Look through the data and write out every line with the word "chart" in it.

※

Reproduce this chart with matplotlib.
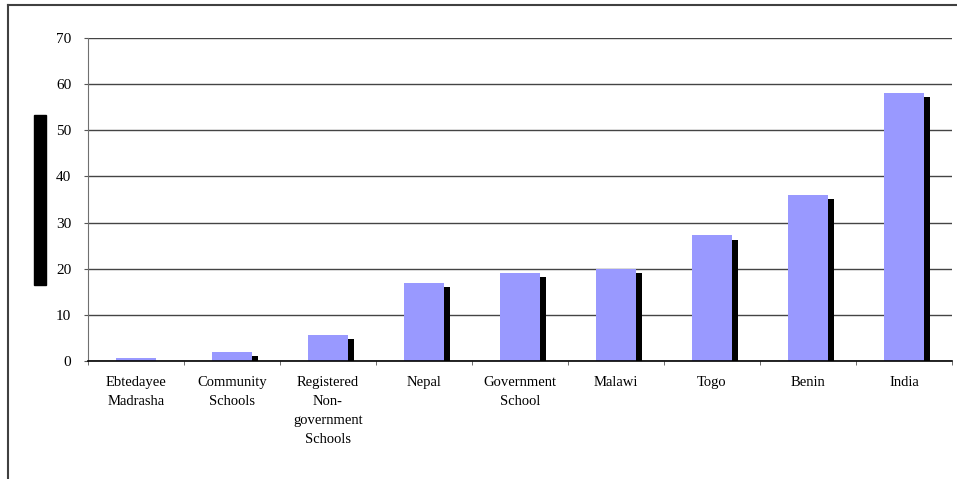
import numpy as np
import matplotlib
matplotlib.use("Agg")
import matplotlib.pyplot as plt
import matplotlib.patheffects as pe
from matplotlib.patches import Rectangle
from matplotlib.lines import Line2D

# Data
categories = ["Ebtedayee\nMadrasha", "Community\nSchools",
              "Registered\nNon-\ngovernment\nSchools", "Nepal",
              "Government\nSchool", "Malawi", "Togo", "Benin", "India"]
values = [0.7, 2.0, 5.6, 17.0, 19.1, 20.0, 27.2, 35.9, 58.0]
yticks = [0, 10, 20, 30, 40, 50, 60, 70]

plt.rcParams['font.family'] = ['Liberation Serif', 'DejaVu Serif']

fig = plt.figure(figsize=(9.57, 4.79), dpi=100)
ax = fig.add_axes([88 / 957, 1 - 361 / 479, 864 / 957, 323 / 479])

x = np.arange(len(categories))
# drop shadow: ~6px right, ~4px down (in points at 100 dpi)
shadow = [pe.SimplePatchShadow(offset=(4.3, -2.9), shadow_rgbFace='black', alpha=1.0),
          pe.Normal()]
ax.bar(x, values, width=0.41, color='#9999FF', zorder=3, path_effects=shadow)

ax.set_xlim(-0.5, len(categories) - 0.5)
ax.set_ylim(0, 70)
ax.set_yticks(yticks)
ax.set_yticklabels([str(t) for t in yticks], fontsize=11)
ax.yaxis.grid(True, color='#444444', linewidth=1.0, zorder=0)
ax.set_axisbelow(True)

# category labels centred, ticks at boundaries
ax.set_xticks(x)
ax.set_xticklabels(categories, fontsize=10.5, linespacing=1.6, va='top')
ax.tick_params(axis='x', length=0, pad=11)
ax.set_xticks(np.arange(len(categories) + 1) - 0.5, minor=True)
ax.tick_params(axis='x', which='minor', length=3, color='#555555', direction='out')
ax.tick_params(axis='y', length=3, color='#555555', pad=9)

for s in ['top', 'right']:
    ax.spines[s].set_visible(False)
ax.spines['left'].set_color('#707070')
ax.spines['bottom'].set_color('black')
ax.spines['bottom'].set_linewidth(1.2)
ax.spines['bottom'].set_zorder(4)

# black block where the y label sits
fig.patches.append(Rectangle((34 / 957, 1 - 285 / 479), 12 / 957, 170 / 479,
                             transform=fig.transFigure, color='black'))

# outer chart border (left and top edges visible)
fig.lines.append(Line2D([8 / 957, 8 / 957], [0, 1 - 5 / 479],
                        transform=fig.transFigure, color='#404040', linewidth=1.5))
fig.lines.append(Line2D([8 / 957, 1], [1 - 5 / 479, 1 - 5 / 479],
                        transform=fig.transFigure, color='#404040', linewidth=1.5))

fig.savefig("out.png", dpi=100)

※

> **Output of the exercise**:
Reproduce this chart with matplotlib.
# outer chart border (left and top edges visible)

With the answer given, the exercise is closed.